• WHAT IS BEING ASKED:
Quote the listing below in full and exactly as written, but omit every picture.

• COLLECTED DATA:
──────────
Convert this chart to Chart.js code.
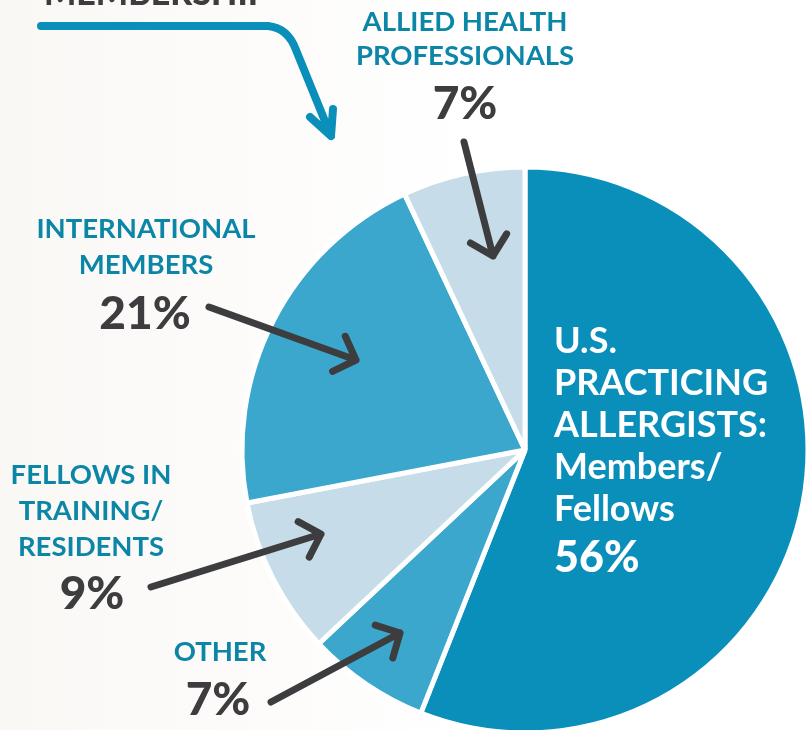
<!DOCTYPE html>
<html>
<head>
<meta charset="utf-8">
<script src="https://cdn.jsdelivr.net/npm/chart.js@4"></script>
<style>
  html, body { margin: 0; padding: 0; overflow: hidden; }
  body { width: 807px; height: 730px; background: linear-gradient(90deg, #faf8f5 0%, #fdfcfb 35%, #ffffff 60%); }
  #wrap { position: relative; width: 808px; height: 733px; }
</style>
</head>
<body>
<div id="wrap"><canvas id="pie"></canvas></div>
<script>
// slices go clockwise from 12 o'clock
const categories = ['U.S. Practicing Allergists: Members/Fellows', 'Other', 'Fellows in Training/Residents', 'International Members', 'Allied Health Professionals'];
const shares = [56, 7, 9, 21, 7];
const sliceColors = ['#0a8fba', '#3ba7cc', '#c6dde9', '#3ba7cc', '#c6dde9'];

const TEAL = '#0b86a6';
const DARK = '#3d3d3f';
const FONT = 'Lato, "DejaVu Sans", sans-serif';

function arrow(ctx, x1, y1, x2, y2, color, w, head) {
    const a = Math.atan2(y2 - y1, x2 - x1);
    ctx.save();
    ctx.strokeStyle = color;
    ctx.lineWidth = w;
    ctx.lineCap = 'round';
    ctx.lineJoin = 'round';
    ctx.beginPath();
    ctx.moveTo(x1, y1);
    ctx.lineTo(x2, y2);
    ctx.moveTo(x2 - head * Math.cos(a - 0.8), y2 - head * Math.sin(a - 0.8));
    ctx.lineTo(x2, y2);
    ctx.lineTo(x2 - head * Math.cos(a + 0.8), y2 - head * Math.sin(a + 0.8));
    ctx.stroke();
    ctx.restore();
}

function lines(ctx, list, x, y0, step, size, color, align, weight) {
    ctx.save();
    ctx.font = (weight || 'bold') + ' ' + size + 'px ' + FONT;
    ctx.fillStyle = color;
    ctx.textAlign = align;
    ctx.textBaseline = 'middle';
    list.forEach((t, i) => ctx.fillText(t, x, y0 + i * step));
    ctx.restore();
}

const annotations = {
    id: 'annotations',
    afterDraw(chart) {
        const ctx = chart.ctx;
        // heading fragment at the top edge
        ctx.save();
        ctx.font = '900 34px ' + FONT;
        ctx.fillStyle = DARK;
        ctx.textBaseline = 'alphabetic';
        ctx.fillText('MEMBERSHIP', 44, 5);
        ctx.restore();

        // blue bent arrow
        ctx.save();
        ctx.strokeStyle = '#0a8fba';
        ctx.lineWidth = 8;
        ctx.lineCap = 'round';
        ctx.lineJoin = 'round';
        ctx.beginPath();
        ctx.moveTo(41, 26);
        ctx.lineTo(268, 26);
        ctx.quadraticCurveTo(288, 28, 296, 50);
        ctx.lineTo(331, 136);
        ctx.moveTo(310, 117);
        ctx.lineTo(331, 136);
        ctx.lineTo(333, 109);
        ctx.stroke();
        ctx.restore();

        // category labels
        lines(ctx, ['ALLIED HEALTH', 'PROFESSIONALS'], 465, 22, 34, 27.5, TEAL, 'center');
        lines(ctx, ['7%'], 465, 104, 0, 46, DARK, 'center', '900');
        lines(ctx, ['INTERNATIONAL', 'MEMBERS'], 146, 229, 36, 27.5, TEAL, 'center');
        lines(ctx, ['21%'], 145, 314, 0, 46, DARK, 'center', '900');
        lines(ctx, ['FELLOWS IN', 'TRAINING/', 'RESIDENTS'], 91, 475, 36, 27.5, TEAL, 'center');
        lines(ctx, ['9%'], 92, 594, 0, 46, DARK, 'center', '900');
        lines(ctx, ['OTHER'], 220, 652, 0, 27.5, TEAL, 'center');
        lines(ctx, ['7%'], 218, 700, 0, 46, DARK, 'center', '900');

        // label pointers
        arrow(ctx, 464, 142, 493, 256, DARK, 7, 26);
        arrow(ctx, 209, 307, 356, 360, DARK, 7, 26);
        arrow(ctx, 151, 587, 321, 534, DARK, 7, 26);
        arrow(ctx, 271, 702, 400, 633, DARK, 7, 26);

        // text on the large slice
        lines(ctx, ['U.S.', 'PRACTICING', 'ALLERGISTS:', 'Members/', 'Fellows'], 554, 341, 42, 36, '#ffffff', 'left');
        lines(ctx, ['56%'], 554, 558, 0, 43, '#ffffff', 'left', '900');
    }
};

new Chart(document.getElementById('pie'), {
    type: 'pie',
    data: {
        labels: categories,
        datasets: [{
            data: shares,
            backgroundColor: sliceColors,
            borderColor: '#ffffff',
            borderWidth: 5,
            hoverOffset: 0
        }]
    },
    options: {
        responsive: true,
        maintainAspectRatio: false,
        animation: false,
        radius: 283,
        layout: { padding: { left: 242, top: 167, right: 0, bottom: 0 } },
        plugins: {
            legend: { display: false },
            tooltip: { enabled: false }
        },
        events: []
    },
    plugins: [annotations]
});
</script>
</body>
</html>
──────────
• PROBLEM SOLUTION:
Convert this chart to Chart.js code.
<!DOCTYPE html>
<html>
<head>
<meta charset="utf-8">
<script src="https://cdn.jsdelivr.net/npm/chart.js@4"></script>
<style>
  html, body { margin: 0; padding: 0; overflow: hidden; }
  body { width: 807px; height: 730px; background: linear-gradient(90deg, #faf8f5 0%, #fdfcfb 35%, #ffffff 60%); }
  #wrap { position: relative; width: 808px; height: 733px; }
</style>
</head>
<body>
<div id="wrap"><canvas id="pie"></canvas></div>
<script>
// slices go clockwise from 12 o'clock
const categories = ['U.S. Practicing Allergists: Members/Fellows', 'Other', 'Fellows in Training/Residents', 'International Members', 'Allied Health Professionals'];
const shares = [56, 7, 9, 21, 7];
const sliceColors = ['#0a8fba', '#3ba7cc', '#c6dde9', '#3ba7cc', '#c6dde9'];

const TEAL = '#0b86a6';
const DARK = '#3d3d3f';
const FONT = 'Lato, "DejaVu Sans", sans-serif';

function arrow(ctx, x1, y1, x2, y2, color, w, head) {
    const a = Math.atan2(y2 - y1, x2 - x1);
    ctx.save();
    ctx.strokeStyle = color;
    ctx.lineWidth = w;
    ctx.lineCap = 'round';
    ctx.lineJoin = 'round';
    ctx.beginPath();
    ctx.moveTo(x1, y1);
    ctx.lineTo(x2, y2);
    ctx.moveTo(x2 - head * Math.cos(a - 0.8), y2 - head * Math.sin(a - 0.8));
    ctx.lineTo(x2, y2);
    ctx.lineTo(x2 - head * Math.cos(a + 0.8), y2 - head * Math.sin(a + 0.8));
    ctx.stroke();
    ctx.restore();
}

function lines(ctx, list, x, y0, step, size, color, align, weight) {
    ctx.save();
    ctx.font = (weight || 'bold') + ' ' + size + 'px ' + FONT;
    ctx.fillStyle = color;
    ctx.textAlign = align;
    ctx.textBaseline = 'middle';
    list.forEach((t, i) => ctx.fillText(t, x, y0 + i * step));
    ctx.restore();
}

const annotations = {
    id: 'annotations',
    afterDraw(chart) {
        const ctx = chart.ctx;
        // heading fragment at the top edge
        ctx.save();
        ctx.font = '900 34px ' + FONT;
        ctx.fillStyle = DARK;
        ctx.textBaseline = 'alphabetic';
        ctx.fillText('MEMBERSHIP', 44, 5);
        ctx.restore();

        // blue bent arrow
        ctx.save();
        ctx.strokeStyle = '#0a8fba';
        ctx.lineWidth = 8;
        ctx.lineCap = 'round';
        ctx.lineJoin = 'round';
        ctx.beginPath();
        ctx.moveTo(41, 26);
        ctx.lineTo(268, 26);
        ctx.quadraticCurveTo(288, 28, 296, 50);
        ctx.lineTo(331, 136);
        ctx.moveTo(310, 117);
        ctx.lineTo(331, 136);
        ctx.lineTo(333, 109);
        ctx.stroke();
        ctx.restore();

        // category labels
        lines(ctx, ['ALLIED HEALTH', 'PROFESSIONALS'], 465, 22, 34, 27.5, TEAL, 'center');
        lines(ctx, ['7%'], 465, 104, 0, 46, DARK, 'center', '900');
        lines(ctx, ['INTERNATIONAL', 'MEMBERS'], 146, 229, 36, 27.5, TEAL, 'center');
        lines(ctx, ['21%'], 145, 314, 0, 46, DARK, 'center', '900');
        lines(ctx, ['FELLOWS IN', 'TRAINING/', 'RESIDENTS'], 91, 475, 36, 27.5, TEAL, 'center');
        lines(ctx, ['9%'], 92, 594, 0, 46, DARK, 'center', '900');
        lines(ctx, ['OTHER'], 220, 652, 0, 27.5, TEAL, 'center');
        lines(ctx, ['7%'], 218, 700, 0, 46, DARK, 'center', '900');

        // label pointers
        arrow(ctx, 464, 142, 493, 256, DARK, 7, 26);
        arrow(ctx, 209, 307, 356, 360, DARK, 7, 26);
        arrow(ctx, 151, 587, 321, 534, DARK, 7, 26);
        arrow(ctx, 271, 702, 400, 633, DARK, 7, 26);

        // text on the large slice
        lines(ctx, ['U.S.', 'PRACTICING', 'ALLERGISTS:', 'Members/', 'Fellows'], 554, 341, 42, 36, '#ffffff', 'left');
        lines(ctx, ['56%'], 554, 558, 0, 43, '#ffffff', 'left', '900');
    }
};

new Chart(document.getElementById('pie'), {
    type: 'pie',
    data: {
        labels: categories,
        datasets: [{
            data: shares,
            backgroundColor: sliceColors,
            borderColor: '#ffffff',
            borderWidth: 5,
            hoverOffset: 0
        }]
    },
    options: {
        responsive: true,
        maintainAspectRatio: false,
        animation: false,
        radius: 283,
        layout: { padding: { left: 242, top: 167, right: 0, bottom: 0 } },
        plugins: {
            legend: { display: false },
            tooltip: { enabled: false }
        },
        events: []
    },
    plugins: [annotations]
});
</script>
</body>
</html>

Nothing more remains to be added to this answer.